The agreement resolves the pay dispute, which has occupied the airline since April 2012. The issues discussed at arbitration focused on a pay agreement, profit-sharing and the commitment on both sides to negotiate the compensation structure from the arbitration procedure on Jan. 16, 2011. The two sides negotiated on further issues parallel to arbitration. Agreements on those issues are encompassed together with the arbitration accords in the settlement now reached by Lufthansa and the UFO trade union. The pay settlement will come into effect on Jan. 1. This agreement will last until Dec. 31, 2014.
The accords in detail include an increase of 100 euros for each level in the basic remuneration scale, except for flight attendants and pursers on the final level, whose basic pay will be raised by 50 euros. Additionally, all cabin staff is to receive a one-off payment of 320 euros, which equals the volume of 0.6 percent. The pay agreement thereby envisages an increase of 3.95 percent in total volume in the remuneration scale. The union’s demand for abolition of the so-called preliminary pay levels for around 6,000 staff has also been taken into account in the settlement. This will especially benefit staff on the lower pay tiers. In return, the yearly upgrade was suspended for all employees to a new level in the pay scale. Furthermore, an enhancement of productivity was agreed upon.

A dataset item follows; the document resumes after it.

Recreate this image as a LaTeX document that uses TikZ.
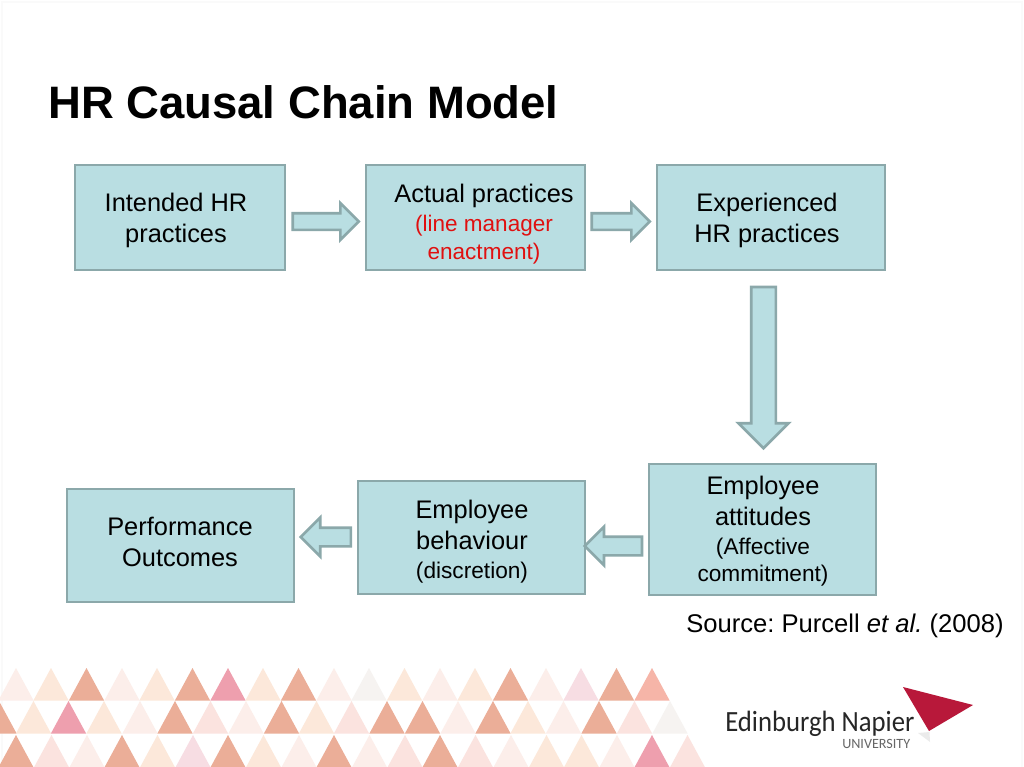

Agreement on a new pay scale for all staff recruited in the future will create a firm base to safeguard jobs in the cabin and secure the ongoing competitiveness of Lufthansa in the long term. In combination with the compensation structure reform, an enhanced profit-sharing plan was agreed upon, which can achieve at the maximum the monthly gross pay. The introduction of a yearly working-time model for new staff interested in seasonal employment at Lufthansa constitutes a major component towards balancing in the pay structure the seasonal fluctuations demand. For the duration of the pay settlement, compulsory redundancies in the cabin have also been ruled out despite existing and further anticipated excess capacities. Cabin staff underpinned this assurance by assenting in solidarity to a working-time corridor of 5 percent.
In return for voluntary transition by cabin staff to Germanwings, which is taking over Lufthansa point-to-point traffic in future, the two sides agreed on major safeguards for the staff, especially the retention of their existing pay and maintenance rights.